We’re already ahead of schedule. President Bush gave us 90 days to issue a report on a strategic plan for H.I.T., and with David Brailer’s hard work we’ve done it in 76.

The report we’re releasing today launches the Decade of Health Information Technology.

Our health care system needs all the help it can get. And health information technology is some of the best medicine we have.

We have taken several steps in the past few years: putting bar coding on medicines to prevent medical errors, adopting standards for the electronic exchange of medical information, and licensing a standardized lexicon of diagnoses and treatments, SNOMED, which I announced at last year’s summit.

Now it’s time for the next steps, and in today’s report we set out four overarching goals for the health information technology effort:

We need to bring these information tools directly to each point of care. Some private initiatives are already under way in Indianapolis and Santa Barbara. But we need them in all clinical settings.

We need to interconnect all these clinical settings.

We need to allow patients to become informed consumers and participants in their care. We call this aspect the Personal Health Record. You, as a patient, and all of your doctors will be able to see the data that the others have entered. This will ensure that treatment and diagnosis decisions can be informed decisions. If you turn up in the emergency room, the staff can see not only that you have diabetes, but what your blood sugar was the last time you checked it.

We need to improve population health and research with information technology. Health information in electronic form, and without any personal identification, can help us measure quality of care and respond much more quickly to disease outbreaks. And health information technology can be used to accelerate research findings into medical practice.

Those are the broad goals. David will talk about the twelve strategies we will follow for achieving them.

One of our immediate needs is better cost-benefit information. Patients, providers, and insurers want to know how much each will benefit from using health IT, so each can decide what kind of investment to make in adopting the technology. To answer these questions, I intend to appoint a new Health Information Technology Leadership Panel to assess the costs and benefits of health information technology.

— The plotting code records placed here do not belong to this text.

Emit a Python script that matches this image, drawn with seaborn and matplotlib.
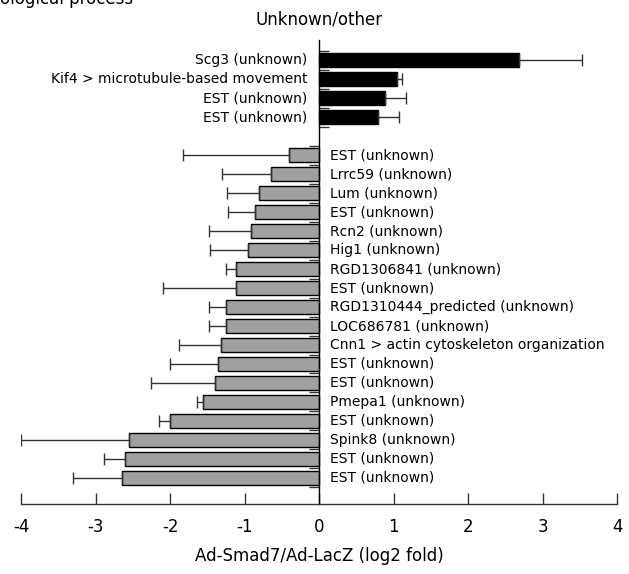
import numpy as np
import pandas as pd
import matplotlib
matplotlib.use("Agg")
import matplotlib.pyplot as plt
import seaborn as sns
from matplotlib.transforms import offset_copy

# ---- data ----
up_genes = ["Scg3 (unknown)", "Kif4 > microtubule-based movement",
            "EST (unknown)", "EST (unknown)"]
up_values = [2.69, 1.04, 0.89, 0.79]
up_errors = [0.84, 0.07, 0.28, 0.28]

down_genes = ["EST (unknown)", "Lrrc59 (unknown)", "Lum (unknown)", "EST (unknown)",
              "Rcn2 (unknown)", "Hig1 (unknown)", "RGD1306841 (unknown)", "EST (unknown)",
              "RGD1310444_predicted (unknown)", "LOC686781 (unknown)",
              "Cnn1 > actin cytoskeleton organization", "EST (unknown)", "EST (unknown)",
              "Pmepa1 (unknown)", "EST (unknown)", "Spink8 (unknown)", "EST (unknown)",
              "EST (unknown)"]
down_values = [-0.40, -0.65, -0.80, -0.86, -0.91, -0.95, -1.11, -1.11, -1.25, -1.25,
               -1.31, -1.35, -1.40, -1.56, -2.00, -2.55, -2.60, -2.65]
down_errors = [1.43, 0.65, 0.44, 0.36, 0.57, 0.51, 0.14, 0.99, 0.23, 0.23,
               0.57, 0.65, 0.86, 0.08, 0.15, 1.45, 0.29, 0.65]

x_ticks = [-4, -3, -2, -1, 0, 1, 2, 3, 4]
title = "Unknown/other"
xlabel = "Ad-Smad7/Ad-LacZ (log2 fold)"
header = "Biological process"

# ---- style ----
sns.set_theme(style="white")
plt.rcParams["font.family"] = ["DejaVu Sans"]
plt.rcParams["axes.unicode_minus"] = False
plt.rcParams["text.color"] = "black"
plt.rcParams["axes.labelcolor"] = "black"
plt.rcParams["xtick.color"] = "black"
plt.rcParams["ytick.color"] = "black"

up_pos = np.arange(len(up_genes))
down_pos = np.arange(len(down_genes)) + len(up_genes) + 1

df = pd.DataFrame({
    "pos": np.concatenate([up_pos, down_pos]).astype(float),
    "value": up_values + down_values,
    "group": ["up"] * len(up_genes) + ["down"] * len(down_genes),
})

fig = plt.figure(figsize=(6.29, 5.74), dpi=100)
ax = fig.add_axes([0.0334, 0.122, 0.9476, 0.809])

sns.barplot(data=df, x="value", y="pos", hue="group", orient="y", native_scale=True,
            palette={"up": "black", "down": "#a0a0a0"}, dodge=False, width=0.7,
            edgecolor="black", linewidth=1.0, errorbar=None, legend=False, ax=ax)

# one-sided error bars
ax.errorbar(up_values, up_pos, xerr=[np.zeros(len(up_errors)), up_errors],
            fmt="none", ecolor="#333333", elinewidth=1.0, capsize=4, capthick=1.0)
ax.errorbar(down_values, down_pos, xerr=[down_errors, np.zeros(len(down_errors))],
            fmt="none", ecolor="#333333", elinewidth=1.0, capsize=4, capthick=1.0)

ax.set_xlim(-4, 4)
ax.set_ylim(23.37, -1.08)

# spines
for s in ["top", "right"]:
    ax.spines[s].set_visible(False)
ax.spines["left"].set_position(("data", 0))
ax.spines["left"].set_color("black")
ax.spines["bottom"].set_color("#333333")
ax.spines["left"].set_linewidth(1.0)
ax.spines["bottom"].set_linewidth(1.0)

# y ticks at category boundaries
ax.set_yticks(np.arange(len(up_genes) + 1) - 0.5)
ax.set_yticks(np.arange(len(down_genes) + 1) + down_pos[0] - 0.5, minor=True)
ax.tick_params(axis="y", which="major", direction="in", length=7, width=1,
               left=True, labelleft=False, color="#333333")
ax.tick_params(axis="y", which="minor", direction="out", length=7, width=1,
               left=True, labelleft=False, color="#333333")
ax.set_ylabel("")

ax.set_xticks(x_ticks)
ax.set_xticklabels([str(t) for t in x_ticks])
ax.tick_params(axis="x", direction="in", length=8, width=1, bottom=True,
               labelsize=12, pad=10, color="#333333", labelcolor="black")
ax.set_xlabel(xlabel, fontsize=12, labelpad=8, color="black")

# gene labels
tr_left = offset_copy(ax.transData, fig=fig, x=-12, y=0, units="dots")
tr_right = offset_copy(ax.transData, fig=fig, x=11, y=0, units="dots")
for g, p in zip(up_genes, up_pos):
    ax.text(0, p, g, ha="right", va="center", fontsize=10, color="black",
            transform=tr_left)
for g, p in zip(down_genes, down_pos):
    ax.text(0, p, g, ha="left", va="center", fontsize=10, color="black",
            transform=tr_right)

ax.set_title(title, fontsize=12, pad=11, color="black")
fig.text(-0.026, 1 - 4 / 574, header, fontsize=12, ha="left", va="baseline",
         color="black")

fig.savefig("out.png", dpi=100)
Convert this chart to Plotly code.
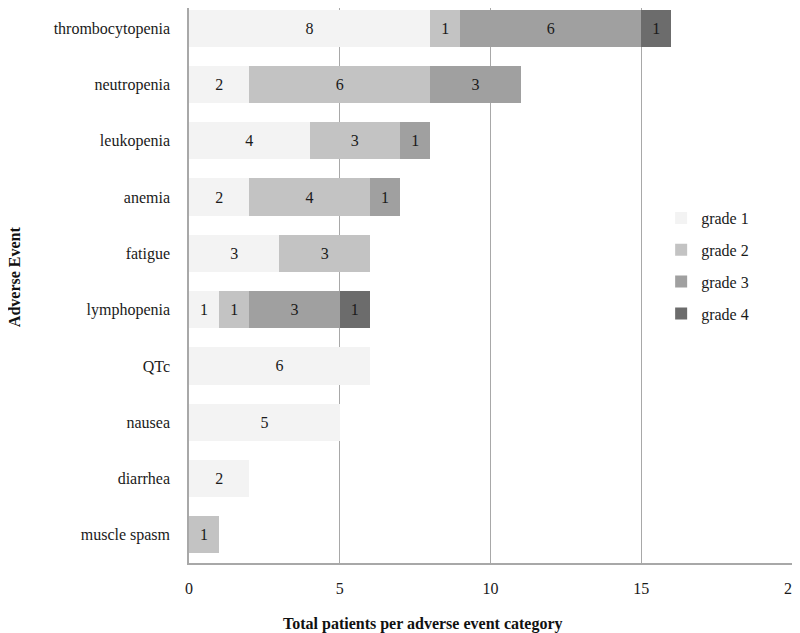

Also, we need to consider new ways to share the benefits of health information technology. We will look at new reimbursement options for Medicare, like paying for specific uses of electronic health records.

Before doctors invest, they want to be sure that they won’t need to scrap the new system in a few years for a better one. The H.I.T. marketplace needs the kind of free-market product certification that other markets offer routinely. I’m pleased that the industry is developing an approach for certification of health information technology products.

My Department is committed to helping develop regional, state, and local information exchanges. We can help spark local efforts by providing seed money for these projects. Our Health Resources and Services Administration today is announcing contracts worth more than $2 million to help develop programs in nine cities.

Our AHRQ is spending $25 million over the next 5 years on state demonstrations of health care information exchange. And it is spending $45 million to demonstrate the impact of health information technology on patient safety and quality, with a strong emphasis on rural communities.

This summer, HHS will issue a Request for Information to assess whether a consortium of private companies could assist the rapid adoption of health information technology.

CMS is accelerating its regulations for e-prescribing and working to adopt basic standards in time for the new Medicare drug benefit in 2006. CMS is also announcing today that it will test an internet portal for Medicare beneficiaries this year in Indiana.

So the Decade of Health Information Technology has been launched. While government will have a role, only private companies can deliver the products and the constant innovation that will make this market work.

Our doctors have worked in the dark long enough. Working together, we can turn on the light.